The Saturday Night Live comedian got on air with freshly dyed hair as the show returned from a two-week hiatus. This was the first new episode since Davidson and Ariana Grande broke off their engagement, and the comic showed it in his mournful blue hair.
Davidson's colorist posted about the project on social media. A New York City colorist going by the name of Aura showed off their work in an Instagram post as Davidson's new color began showing up in promos for SNL.
"Had the pleasure of doing this funny guy's hair," they wrote.
Davidson addressed the break-up sparsely during the telecast. During Weekend Update, he rolled out on stage for another skit in his own voice — the same format in which he made jokes about the engagement earlier this season. He was there to give his "first impressions" of some of the midterm candidates, but he book-ended the monologue with jokes about his highly scrutinized relationship.
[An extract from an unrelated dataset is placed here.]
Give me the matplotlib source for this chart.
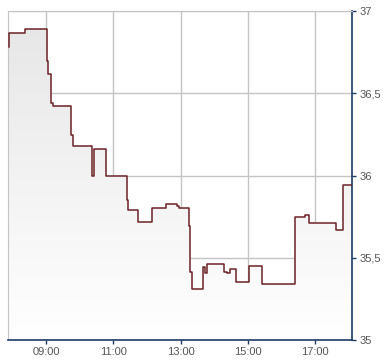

"The midterm elections are obviously a big deal," he said. "After I had to move back in with my mom, I started paying attention."
After eviscerating several prominent politicians, and himself for good measure, addressed the camera with a serious note about the break-up.
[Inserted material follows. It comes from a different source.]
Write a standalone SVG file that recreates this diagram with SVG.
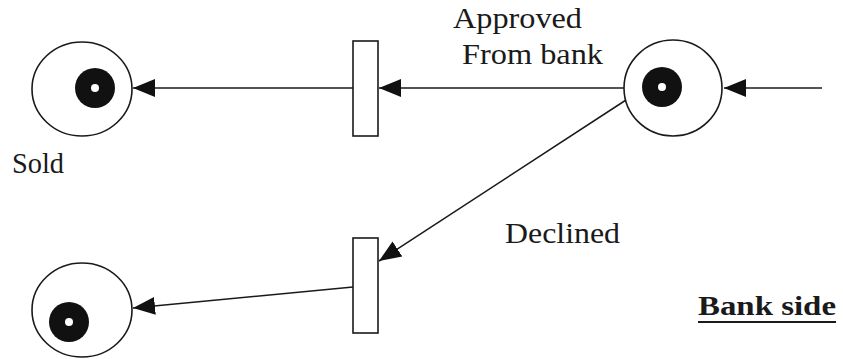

"The last thing I will say is, I know some of you are curious about the break-up, but the truth is, it's nobody's business, and sometimes things just don't work out, and that's okay," he said. "She's a wonderful, strong person, and I genuinely wish her all the happiness in the world. Now please, go vote on Tuesday."
While Davidson was looking to side-step the break-up talk with jokes and public service announcements, Grande had other plans. The pop star spent much of Saturday on Twitter, teasing an entirely new album just two months after her last studio record. Just half an hour before Saturday Night Live began, she released her first single from the new project, "thank u, next."
Grande's fans went into a frenzy over the release and all of the implications it carried. However, Grande maintained her usual conversational tone on Twitter, anwering their questions and directing the narrative herself. She assured everyone that the song was not meant to hurt Davidson or SNL.
"no drags.... no shade..... jus love, gratitude, acceptance, honesty, forgiveness ... and growth," read one of her tweets.